Task description -> Using the records below, copy exactly the part that opens with the line holding "Write a Python" and closes with the line holding "3.68, 4.80, 7.82, 4.43, 1.42, 5.39, 6.57, 5.07, 4.24, 1.96]", minus the pictures.

Entries provided ->

____________

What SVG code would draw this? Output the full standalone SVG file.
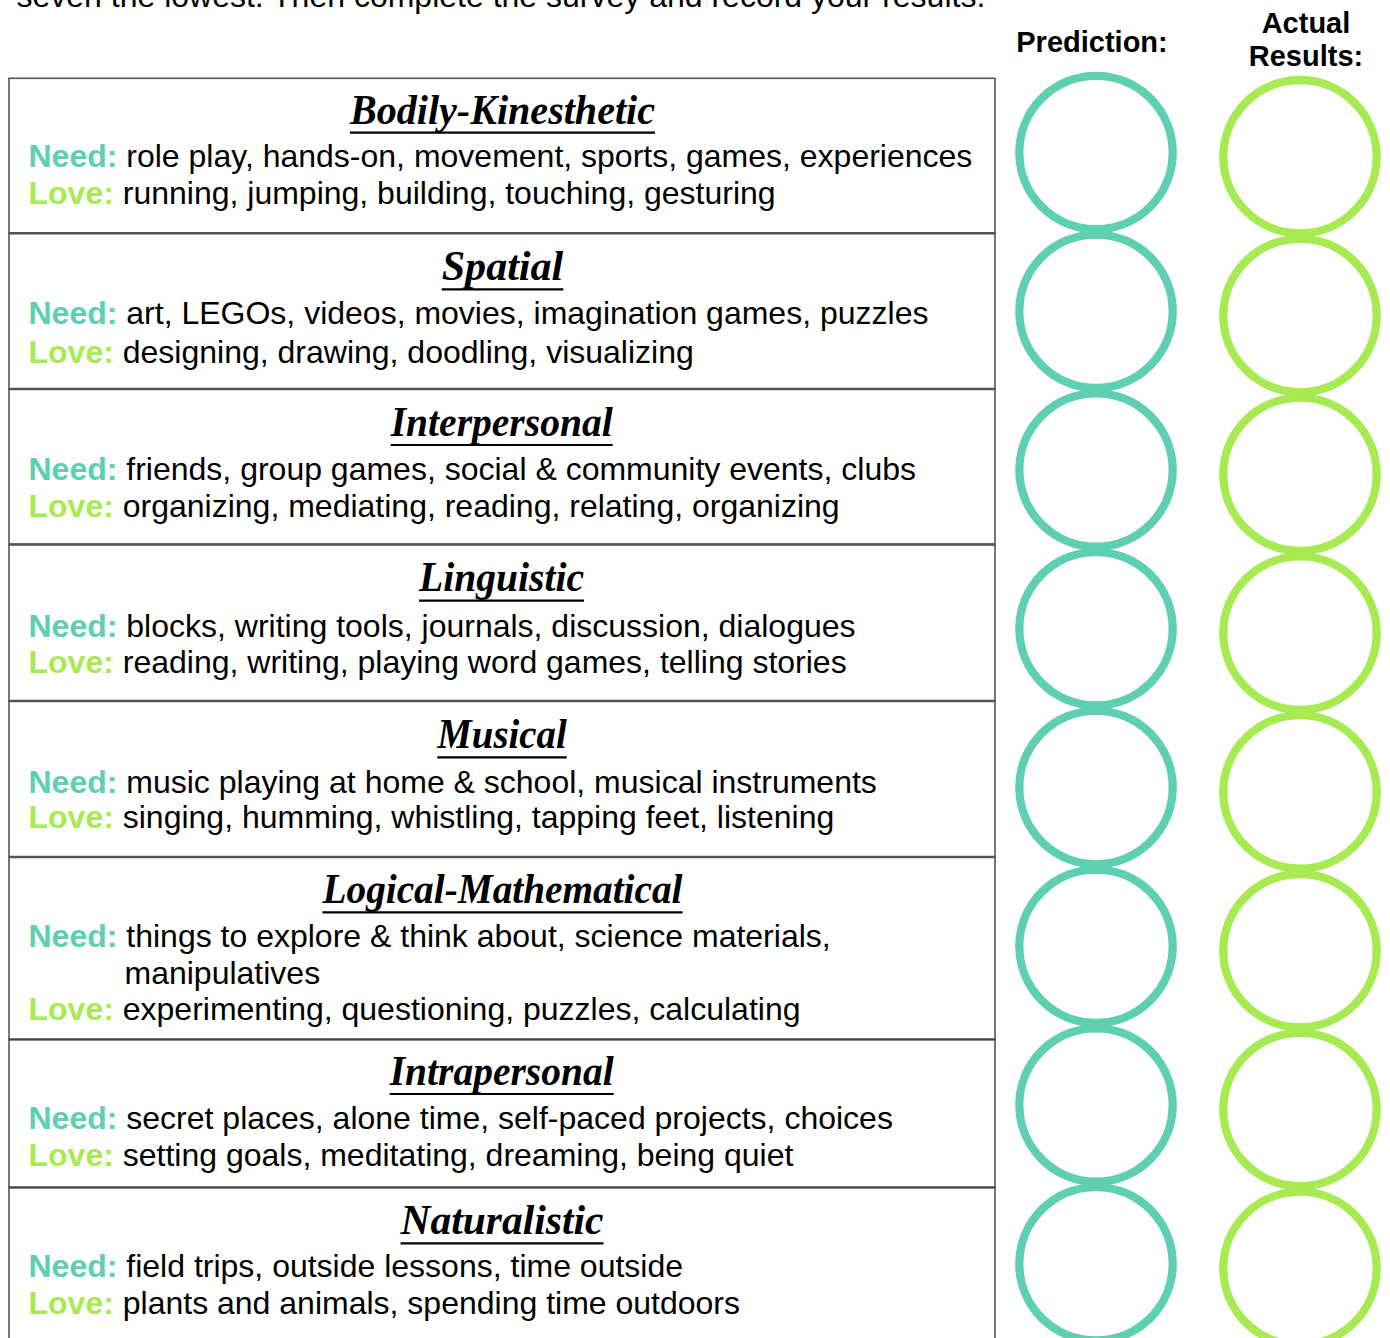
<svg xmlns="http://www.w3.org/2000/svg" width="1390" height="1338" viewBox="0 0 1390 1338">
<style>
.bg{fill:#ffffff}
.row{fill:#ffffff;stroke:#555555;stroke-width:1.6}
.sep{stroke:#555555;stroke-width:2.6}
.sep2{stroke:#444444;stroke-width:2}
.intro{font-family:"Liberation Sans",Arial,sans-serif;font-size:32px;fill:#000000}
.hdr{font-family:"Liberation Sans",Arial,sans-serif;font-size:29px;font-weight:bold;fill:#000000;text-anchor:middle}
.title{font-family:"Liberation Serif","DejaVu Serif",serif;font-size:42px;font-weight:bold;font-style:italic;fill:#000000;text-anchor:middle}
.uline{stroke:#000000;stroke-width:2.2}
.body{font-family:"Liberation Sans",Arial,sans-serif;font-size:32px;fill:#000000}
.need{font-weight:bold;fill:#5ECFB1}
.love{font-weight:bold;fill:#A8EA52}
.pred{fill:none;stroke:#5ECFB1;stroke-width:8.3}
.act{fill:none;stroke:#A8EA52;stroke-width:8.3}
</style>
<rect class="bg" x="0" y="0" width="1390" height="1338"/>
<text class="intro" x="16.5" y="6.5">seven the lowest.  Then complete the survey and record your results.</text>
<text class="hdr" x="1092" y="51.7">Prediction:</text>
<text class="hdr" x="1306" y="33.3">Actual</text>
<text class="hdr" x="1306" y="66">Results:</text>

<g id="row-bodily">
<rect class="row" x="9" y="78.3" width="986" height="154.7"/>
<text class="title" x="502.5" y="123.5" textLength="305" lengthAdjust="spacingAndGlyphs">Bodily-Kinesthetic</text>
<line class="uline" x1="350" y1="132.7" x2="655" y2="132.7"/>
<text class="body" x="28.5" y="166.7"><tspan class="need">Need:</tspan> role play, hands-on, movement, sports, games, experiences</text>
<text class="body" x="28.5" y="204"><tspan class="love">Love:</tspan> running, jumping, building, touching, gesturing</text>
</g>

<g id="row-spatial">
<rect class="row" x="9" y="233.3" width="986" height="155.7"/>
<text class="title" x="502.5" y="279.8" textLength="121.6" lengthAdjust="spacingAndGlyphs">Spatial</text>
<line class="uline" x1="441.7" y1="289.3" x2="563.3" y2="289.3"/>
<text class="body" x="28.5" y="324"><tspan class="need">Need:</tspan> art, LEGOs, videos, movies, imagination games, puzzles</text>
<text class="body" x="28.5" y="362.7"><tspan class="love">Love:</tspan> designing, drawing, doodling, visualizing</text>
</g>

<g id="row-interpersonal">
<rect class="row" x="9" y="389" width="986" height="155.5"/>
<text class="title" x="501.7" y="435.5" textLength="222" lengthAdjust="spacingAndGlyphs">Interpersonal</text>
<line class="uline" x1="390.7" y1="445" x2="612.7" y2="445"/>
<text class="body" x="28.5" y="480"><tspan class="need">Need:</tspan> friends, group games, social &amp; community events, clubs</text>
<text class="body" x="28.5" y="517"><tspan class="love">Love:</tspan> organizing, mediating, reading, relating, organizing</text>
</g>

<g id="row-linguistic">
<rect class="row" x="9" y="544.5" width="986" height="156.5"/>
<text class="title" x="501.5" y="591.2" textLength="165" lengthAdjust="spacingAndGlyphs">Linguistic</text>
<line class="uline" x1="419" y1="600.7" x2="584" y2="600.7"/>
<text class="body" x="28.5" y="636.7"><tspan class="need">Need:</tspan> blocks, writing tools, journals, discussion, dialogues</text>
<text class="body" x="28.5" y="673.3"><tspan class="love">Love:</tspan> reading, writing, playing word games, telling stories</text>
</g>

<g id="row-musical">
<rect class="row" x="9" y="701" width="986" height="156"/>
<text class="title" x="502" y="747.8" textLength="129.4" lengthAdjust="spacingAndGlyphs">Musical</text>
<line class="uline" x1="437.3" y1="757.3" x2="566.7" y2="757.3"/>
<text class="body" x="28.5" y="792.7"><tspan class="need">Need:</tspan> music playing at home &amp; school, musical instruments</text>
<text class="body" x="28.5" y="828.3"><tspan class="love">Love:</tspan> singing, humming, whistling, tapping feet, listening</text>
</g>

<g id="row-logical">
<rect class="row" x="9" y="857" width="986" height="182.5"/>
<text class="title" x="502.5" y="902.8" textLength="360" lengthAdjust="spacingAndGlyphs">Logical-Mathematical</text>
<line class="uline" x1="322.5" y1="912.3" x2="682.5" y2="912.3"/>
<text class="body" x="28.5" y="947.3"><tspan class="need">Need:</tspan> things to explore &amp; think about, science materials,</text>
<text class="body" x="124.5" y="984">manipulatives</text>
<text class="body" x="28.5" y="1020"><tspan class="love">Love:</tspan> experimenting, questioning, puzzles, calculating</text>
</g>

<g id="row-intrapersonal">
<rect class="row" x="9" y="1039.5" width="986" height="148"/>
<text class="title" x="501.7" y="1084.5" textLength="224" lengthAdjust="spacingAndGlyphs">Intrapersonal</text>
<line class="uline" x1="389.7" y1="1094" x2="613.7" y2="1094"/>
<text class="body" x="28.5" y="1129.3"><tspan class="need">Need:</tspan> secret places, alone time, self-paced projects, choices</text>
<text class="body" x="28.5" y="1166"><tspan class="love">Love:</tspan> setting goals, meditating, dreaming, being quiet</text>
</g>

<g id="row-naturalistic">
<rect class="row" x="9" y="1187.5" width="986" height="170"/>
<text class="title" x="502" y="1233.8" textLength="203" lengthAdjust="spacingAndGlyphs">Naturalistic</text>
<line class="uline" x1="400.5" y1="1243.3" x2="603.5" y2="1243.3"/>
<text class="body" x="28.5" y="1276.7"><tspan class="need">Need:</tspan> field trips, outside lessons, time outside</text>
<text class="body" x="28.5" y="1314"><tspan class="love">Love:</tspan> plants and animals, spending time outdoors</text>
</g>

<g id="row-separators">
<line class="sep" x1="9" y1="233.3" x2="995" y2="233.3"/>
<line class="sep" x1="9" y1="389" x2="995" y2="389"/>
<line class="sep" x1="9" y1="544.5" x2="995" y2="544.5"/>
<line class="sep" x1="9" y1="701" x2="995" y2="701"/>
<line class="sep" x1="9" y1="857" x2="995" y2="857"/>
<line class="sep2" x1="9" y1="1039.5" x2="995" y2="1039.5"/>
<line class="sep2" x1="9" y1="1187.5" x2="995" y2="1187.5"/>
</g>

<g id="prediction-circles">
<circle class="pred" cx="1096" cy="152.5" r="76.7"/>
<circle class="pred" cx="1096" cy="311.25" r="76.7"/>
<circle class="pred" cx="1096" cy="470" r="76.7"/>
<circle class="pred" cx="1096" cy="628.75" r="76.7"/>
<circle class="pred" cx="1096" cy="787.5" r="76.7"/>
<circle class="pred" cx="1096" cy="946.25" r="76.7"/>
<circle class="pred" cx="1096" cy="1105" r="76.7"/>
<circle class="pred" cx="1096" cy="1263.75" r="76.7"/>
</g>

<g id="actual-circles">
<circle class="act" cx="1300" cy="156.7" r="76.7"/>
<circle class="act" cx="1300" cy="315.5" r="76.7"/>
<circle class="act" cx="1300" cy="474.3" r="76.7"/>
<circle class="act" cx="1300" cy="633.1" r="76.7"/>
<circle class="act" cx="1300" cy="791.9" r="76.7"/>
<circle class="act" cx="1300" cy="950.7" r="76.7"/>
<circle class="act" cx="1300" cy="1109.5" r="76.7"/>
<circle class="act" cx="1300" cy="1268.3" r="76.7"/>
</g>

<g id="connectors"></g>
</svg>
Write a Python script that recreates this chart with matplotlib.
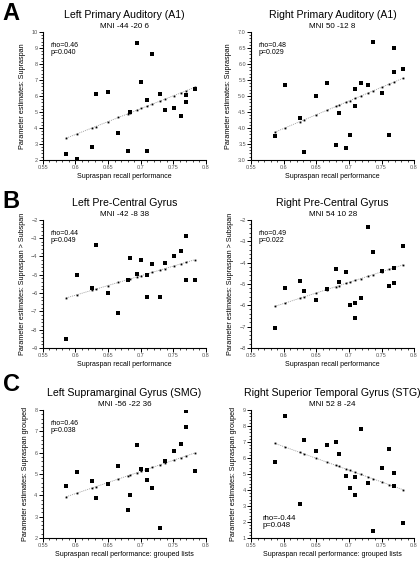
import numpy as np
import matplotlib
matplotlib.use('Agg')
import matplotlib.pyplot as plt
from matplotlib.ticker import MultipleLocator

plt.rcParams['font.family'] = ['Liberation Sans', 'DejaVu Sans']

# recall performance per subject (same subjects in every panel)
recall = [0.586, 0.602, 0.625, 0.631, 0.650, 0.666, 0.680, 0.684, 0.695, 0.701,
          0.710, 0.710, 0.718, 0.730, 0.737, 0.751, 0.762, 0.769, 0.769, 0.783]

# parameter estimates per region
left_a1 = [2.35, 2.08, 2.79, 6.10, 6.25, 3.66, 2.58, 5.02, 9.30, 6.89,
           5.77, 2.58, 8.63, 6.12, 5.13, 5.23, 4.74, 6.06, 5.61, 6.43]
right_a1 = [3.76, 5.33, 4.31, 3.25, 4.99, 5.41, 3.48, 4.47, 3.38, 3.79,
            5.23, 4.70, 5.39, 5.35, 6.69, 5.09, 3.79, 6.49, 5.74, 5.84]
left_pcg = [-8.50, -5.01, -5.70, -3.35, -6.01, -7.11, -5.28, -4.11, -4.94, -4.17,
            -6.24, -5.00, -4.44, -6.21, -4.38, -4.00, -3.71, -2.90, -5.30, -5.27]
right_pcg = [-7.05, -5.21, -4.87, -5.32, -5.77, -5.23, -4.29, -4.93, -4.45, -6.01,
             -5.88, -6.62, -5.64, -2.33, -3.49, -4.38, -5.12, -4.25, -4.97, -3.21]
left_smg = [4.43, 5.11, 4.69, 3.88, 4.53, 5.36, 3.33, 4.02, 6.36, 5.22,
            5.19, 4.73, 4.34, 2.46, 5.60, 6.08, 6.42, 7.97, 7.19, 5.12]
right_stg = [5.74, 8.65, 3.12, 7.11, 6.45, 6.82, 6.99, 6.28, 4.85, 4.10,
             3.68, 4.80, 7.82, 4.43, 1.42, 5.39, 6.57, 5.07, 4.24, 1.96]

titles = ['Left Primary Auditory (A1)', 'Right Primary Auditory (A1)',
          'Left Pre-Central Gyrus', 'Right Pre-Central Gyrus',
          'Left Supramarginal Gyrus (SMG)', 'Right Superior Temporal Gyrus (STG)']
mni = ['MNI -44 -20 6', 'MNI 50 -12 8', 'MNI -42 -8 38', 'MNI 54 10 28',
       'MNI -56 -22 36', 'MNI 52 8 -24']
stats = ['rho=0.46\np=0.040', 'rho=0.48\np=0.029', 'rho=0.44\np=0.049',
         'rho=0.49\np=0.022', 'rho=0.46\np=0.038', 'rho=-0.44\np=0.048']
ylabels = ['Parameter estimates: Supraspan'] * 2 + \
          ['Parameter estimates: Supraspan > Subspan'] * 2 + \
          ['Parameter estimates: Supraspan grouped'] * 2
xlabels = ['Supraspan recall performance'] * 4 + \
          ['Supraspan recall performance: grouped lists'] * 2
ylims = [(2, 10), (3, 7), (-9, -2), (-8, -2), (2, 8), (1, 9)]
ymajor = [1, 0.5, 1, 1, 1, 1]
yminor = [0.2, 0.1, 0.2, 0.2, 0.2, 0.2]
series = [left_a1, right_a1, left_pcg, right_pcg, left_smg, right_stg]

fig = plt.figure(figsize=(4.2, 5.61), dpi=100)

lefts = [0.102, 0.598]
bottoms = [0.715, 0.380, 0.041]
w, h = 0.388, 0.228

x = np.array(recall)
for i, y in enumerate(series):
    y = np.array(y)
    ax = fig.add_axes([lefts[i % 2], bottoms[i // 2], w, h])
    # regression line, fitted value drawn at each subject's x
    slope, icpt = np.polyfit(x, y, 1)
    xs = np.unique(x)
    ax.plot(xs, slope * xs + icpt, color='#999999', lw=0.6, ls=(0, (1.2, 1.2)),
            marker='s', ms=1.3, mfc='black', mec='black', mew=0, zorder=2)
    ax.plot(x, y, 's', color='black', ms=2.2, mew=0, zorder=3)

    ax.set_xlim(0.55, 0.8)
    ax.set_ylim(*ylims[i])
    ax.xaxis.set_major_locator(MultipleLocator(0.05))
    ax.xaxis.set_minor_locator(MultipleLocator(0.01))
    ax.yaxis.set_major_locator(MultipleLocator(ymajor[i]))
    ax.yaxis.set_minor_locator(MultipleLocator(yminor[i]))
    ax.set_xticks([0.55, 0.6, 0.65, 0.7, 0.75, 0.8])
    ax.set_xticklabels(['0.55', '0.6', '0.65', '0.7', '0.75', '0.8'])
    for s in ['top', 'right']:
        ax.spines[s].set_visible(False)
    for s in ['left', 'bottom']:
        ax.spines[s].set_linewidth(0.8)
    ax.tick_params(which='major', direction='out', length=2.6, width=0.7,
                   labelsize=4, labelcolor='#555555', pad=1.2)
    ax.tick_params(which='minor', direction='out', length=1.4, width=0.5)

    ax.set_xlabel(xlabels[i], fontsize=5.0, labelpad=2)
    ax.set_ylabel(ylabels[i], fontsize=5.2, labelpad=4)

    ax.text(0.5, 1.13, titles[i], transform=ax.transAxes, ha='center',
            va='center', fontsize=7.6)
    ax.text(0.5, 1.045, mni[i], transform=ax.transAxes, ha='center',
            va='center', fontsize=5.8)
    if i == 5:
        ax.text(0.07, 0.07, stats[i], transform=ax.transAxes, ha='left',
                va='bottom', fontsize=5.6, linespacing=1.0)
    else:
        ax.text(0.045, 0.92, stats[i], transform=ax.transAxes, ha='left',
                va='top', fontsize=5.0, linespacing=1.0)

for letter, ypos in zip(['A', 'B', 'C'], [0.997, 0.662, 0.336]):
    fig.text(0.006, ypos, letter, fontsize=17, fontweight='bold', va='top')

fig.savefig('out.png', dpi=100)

____________

Exercise answer ->
Write a Python script that recreates this chart with matplotlib.
import numpy as np
import matplotlib
matplotlib.use('Agg')
import matplotlib.pyplot as plt
from matplotlib.ticker import MultipleLocator

plt.rcParams['font.family'] = ['Liberation Sans', 'DejaVu Sans']

# recall performance per subject (same subjects in every panel)
recall = [0.586, 0.602, 0.625, 0.631, 0.650, 0.666, 0.680, 0.684, 0.695, 0.701,
          0.710, 0.710, 0.718, 0.730, 0.737, 0.751, 0.762, 0.769, 0.769, 0.783]

# parameter estimates per region
left_a1 = [2.35, 2.08, 2.79, 6.10, 6.25, 3.66, 2.58, 5.02, 9.30, 6.89,
           5.77, 2.58, 8.63, 6.12, 5.13, 5.23, 4.74, 6.06, 5.61, 6.43]
right_a1 = [3.76, 5.33, 4.31, 3.25, 4.99, 5.41, 3.48, 4.47, 3.38, 3.79,
            5.23, 4.70, 5.39, 5.35, 6.69, 5.09, 3.79, 6.49, 5.74, 5.84]
left_pcg = [-8.50, -5.01, -5.70, -3.35, -6.01, -7.11, -5.28, -4.11, -4.94, -4.17,
            -6.24, -5.00, -4.44, -6.21, -4.38, -4.00, -3.71, -2.90, -5.30, -5.27]
right_pcg = [-7.05, -5.21, -4.87, -5.32, -5.77, -5.23, -4.29, -4.93, -4.45, -6.01,
             -5.88, -6.62, -5.64, -2.33, -3.49, -4.38, -5.12, -4.25, -4.97, -3.21]
left_smg = [4.43, 5.11, 4.69, 3.88, 4.53, 5.36, 3.33, 4.02, 6.36, 5.22,
            5.19, 4.73, 4.34, 2.46, 5.60, 6.08, 6.42, 7.97, 7.19, 5.12]
right_stg = [5.74, 8.65, 3.12, 7.11, 6.45, 6.82, 6.99, 6.28, 4.85, 4.10,
             3.68, 4.80, 7.82, 4.43, 1.42, 5.39, 6.57, 5.07, 4.24, 1.96]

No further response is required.